With three discs labelled 1 (smallest) to 3 (largest) on peg A, the goal is to reach peg C in the optimal 7 moves.

  1. Move disc 1 from A to C.
  2. Move disc 2 from A to B.
  3. Move disc 1 from C to B (now 1 sits on 2).
  4. Move disc 3 from A to C (the largest is placed).
  5. Move disc 1 from B to A.
  6. Move disc 2 from B to C.
  7. Move disc 1 from A to C. Solved.
Result: Three discs take exactly 7 moves at best, matching 2^3 - 1. Notice the smallest disc moves on every odd step and follows a steady cycle around the pegs, a pattern that scales to any disc count.

Move-count reference

The minimum moves and the time to solve at one move per second.

DiscsMinimum moves (2^N - 1)Time at 1 move/sec
377 seconds
41515 seconds
53131 seconds
663about 1 minute
7127about 2 minutes
201,048,575about 12 days
6418.4 quintillionabout 585 billion years

Common pitfalls

  • Placing a big disc on a small one. The single hard rule. The game blocks the move, but planning around it is the whole challenge.
  • Forgetting the helper peg. You cannot move a tall stack directly.
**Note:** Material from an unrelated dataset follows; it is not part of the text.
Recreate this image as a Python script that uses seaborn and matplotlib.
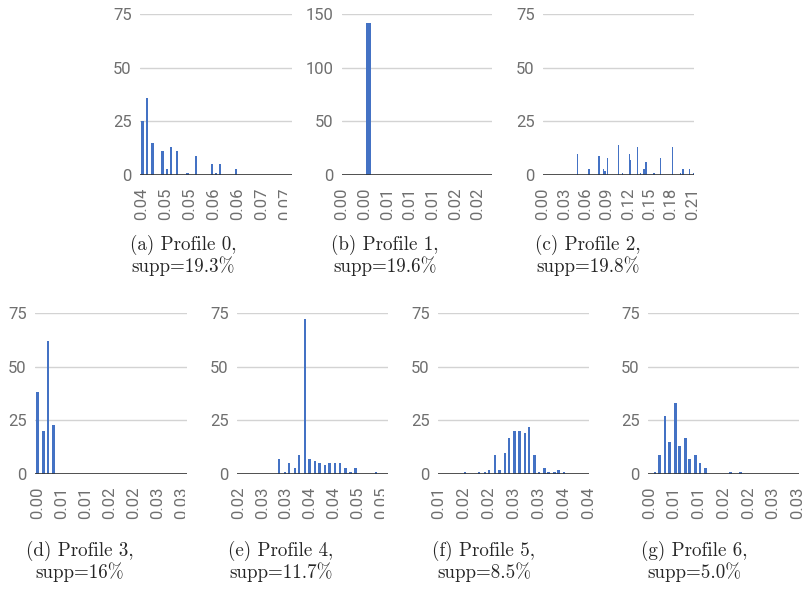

The middle peg must temporarily hold most of the discs on the way across.
  • Moving the same disc twice in a row. Shuffling the top disc back and forth wastes moves and never makes progress toward the optimal count.
  • Aiming the largest disc at the wrong peg. The biggest disc only ever moves once in an optimal solve, and it must land on the destination peg, not the helper.
  • Ignoring the odd-even rule. With an odd number of discs the first move of the smallest disc goes toward the target peg; with an even number it goes toward the helper. Getting this backward doubles your effort.
  • Confusing fewest moves with fastest clicks. Solving it at all is good; solving it in exactly 2^N - 1 moves is the real benchmark.

Frequently asked questions

What is the minimum number of moves to solve the Tower of Hanoi?

For N discs the minimum is 2 to the power N, minus 1. So 3 discs take 7 moves, 5 discs take 31, and 7 discs take 127. There is no shorter solution; any sequence that solves the puzzle in fewer moves would have to break one of the two rules.

Why does the legend say 64 discs would end the world?

Because 2 to the power 64 minus 1 is about 18.4 quintillion moves. Even at one move per second without a single mistake, finishing would take roughly 585 billion years, far longer than the age of the universe. The legend is a vivid way to illustrate exponential growth, not a real prophecy.

Is there a simple strategy that always works?

Yes. Always move the smallest disc in the same rotational direction every turn, and on every other turn make the only legal move that does not involve the smallest disc. Alternating these two moves solves the puzzle optimally for any number of discs. The recursive method (move N-1, move the big disc, move N-1 again) is the formal version.

How do I move a disc in this game?

Click a peg to pick up its top disc, which lifts to show it is selected, then click the destination peg to drop it. If the move would place a larger disc on a smaller one, the game refuses it and shows a brief warning. Use the disc selector to set the difficulty from 3 to 7 discs.

What does the puzzle teach in computer science?

It is the textbook introduction to recursion: the solution for N discs is defined in terms of the solution for N-1 discs. It also demonstrates exponential time complexity, since the number of steps grows as 2 to the power N, making it a memorable example of why exponential algorithms become infeasible quickly.